5 Weird but Comforting Things to Say to a Grieving Friend
I’ve written on this topic so many times, but I STILL get asked this a lot. First let’s just get this out of the way. NOTHING YOU SAY CAN MAKE THE PAIN GO AWAY. There are no magic words or phrases, there is no perfect thing to say.
Most advice about comforting a grieving friend sounds the same. Say you're sorry for their loss. Tell them you're there if they need anything. Ask how they're holding up. These phrases are well-meaning, but they often land flat. They're so familiar that they slide right past a grieving person without actually touching anything.
Grief doesn't follow a script, so maybe comfort shouldn't either. Some of the most healing things you can say to someone in mourning aren't the polished, expected lines. They're a little odd. They surprise the person out of autopilot and make them feel truly seen. So with that here are five unconventional phrases that might do more good than the standard condolences.
1. "Tell me something annoying about them."
This one catches people off guard, and that's exactly the point. Grief tends to flatten a person into a saint, all soft focus and perfect memories. But the people we love were also messy, frustrating, and occasionally infuriating. Inviting your friend to talk about the eye-rolling habits or stubborn quirks of the person they lost gives them permission to remember a whole human being, not a shrine. It often produces a real laugh, which grief desperately needs in between the heaviness.
2. "You don't have to be okay around me."
This phrase works because it removes a job nobody asked for: performing wellness for the comfort of others. So many grieving people quietly manage everyone else's discomfort, putting on a brave face so friends and coworkers don't feel awkward. Telling someone they're allowed to fall apart, go quiet, or be irritable in front of you hands them a rare kind of relief. It says your friendship doesn't come with conditions attached to how composed they appear.
3. "I have no idea what to say."
It feels counterintuitive to admit you're at a loss for words when the whole goal is to comfort someone. But this honesty often lands better than any rehearsed line. Grieving people can usually sense when someone is reciting a script, and the gap between a generic phrase and genuine feeling can make them feel more alone. Admitting you don't have the right words, while still showing up anyway, communicates something a smoother sentence can't: that you're not hiding behind comfortable distance.
4. "What was today like?"
Rather than the broad and slightly exhausting "how are you doing," this question narrows the scope to something manageable. Grief can make the idea of summarizing your entire emotional state feel impossible. Asking about just today invites a smaller, more honest answer. Maybe today was a blur. Maybe there was a moment in the grocery store that wrecked them. This question signals that you're interested in the texture of their actual experience, not a tidy update.

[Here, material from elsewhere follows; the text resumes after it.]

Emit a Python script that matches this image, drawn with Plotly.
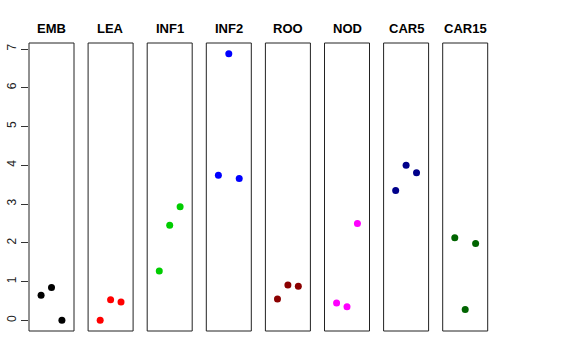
import plotly.graph_objects as go

tissues = ["EMB", "LEA", "INF1", "INF2", "ROO", "NOD", "CAR5", "CAR15"]
colors = ["#000000", "#FF0000", "#00CD00", "#0000FF", "#8B0000", "#FF00FF", "#00008B", "#006400"]
x_pos = [1, 2, 3]
values = [
    [0.65, 0.85, 0.00],
    [0.00, 0.53, 0.47],
    [1.27, 2.45, 2.93],
    [3.74, 6.88, 3.66],
    [0.55, 0.91, 0.88],
    [0.45, 0.35, 2.50],
    [3.35, 4.00, 3.81],
    [2.13, 0.28, 1.98],
]
y_ticks = [0, 1, 2, 3, 4, 5, 6, 7]

W, H = 576, 360
ml, mr, mt, mb = 29, 88, 43, 29
pw = W - ml - mr
step = 59.1
bw = 45.0

fig = go.Figure()
layout = {}
for i, (name, col, vals) in enumerate(zip(tissues, colors, values)):
    k = "" if i == 0 else str(i + 1)
    fig.add_trace(go.Scatter(
        x=x_pos, y=vals, mode="markers",
        marker=dict(color=col, size=7),
        xaxis="x" + k, yaxis="y", showlegend=False, hoverinfo="skip"))
    d0 = (i * step) / pw
    d1 = min(1.0, (i * step + bw) / pw)
    layout["xaxis" + k] = dict(domain=[d0, d1], range=[-0.16, 4.16], visible=False,
                               anchor="y", fixedrange=True, automargin=False)
    fig.add_shape(type="rect", xref="x" + k + " domain", yref="y domain",
                  x0=0, x1=1, y0=0, y1=1, line=dict(color="#222222", width=1))
    fig.add_annotation(text="<b>" + name + "</b>", xref="x" + k + " domain", yref="paper",
                       x=0.5, y=1, yshift=5, yanchor="bottom", showarrow=False,
                       font=dict(size=13, color="black", family="Liberation Sans, Arial"))

fig.update_layout(
    **layout,
    yaxis=dict(range=[-0.275, 7.155], tickvals=y_ticks, ticktext=[str(t) for t in y_ticks],
               ticks="outside", ticklen=7, tickcolor="#333333", tickangle=-90,
               tickfont=dict(size=12, color="#222222"), showgrid=False, zeroline=False,
               showline=False, fixedrange=True, automargin=False),
    width=W, height=H,
    margin=dict(l=ml, r=mr, t=mt, b=mb, autoexpand=False),
    paper_bgcolor="white", plot_bgcolor="white",
    font=dict(family="Liberation Sans, Arial", color="black"),
)
fig.write_html("out.html", config={"displayModeBar": False},
               post_script="document.body.style.margin='0';document.body.style.overflow='hidden';")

5. "I still think about them too."
People often worry that mentioning the deceased will “remind them” (I promise they did not forget) or reopen a wound, so they avoid saying the name entirely. In reality, this avoidance can feel like the world is moving on without acknowledging the person ever existed. Letting your friend know that you still carry a memory of their loved one, completely unprompted, can be a quiet gift. It tells them the person mattered to more than just them, and that the loss isn't something to be tucked away out of politeness.
Why the Weird Ones Work
There's a reason these unconventional lines tend to land. Each one breaks from the script that grieving people have heard a hundred times, and that surprise creates space for something real. They invite specificity, humor, honesty, or memory instead of vague sentiment. They each treat the grieving person as someone with a complicated, particular experience rather than a category of person who needs the same five sentences everyone else gets.
You don't need perfect words to support someone through loss. Sometimes the best thing you can offer is a question or comment that breaks the pattern enough to let something genuine through. Comfort isn't about getting the phrasing exactly right. It's about making someone feel less alone in a moment that otherwise feels unbearably isolating.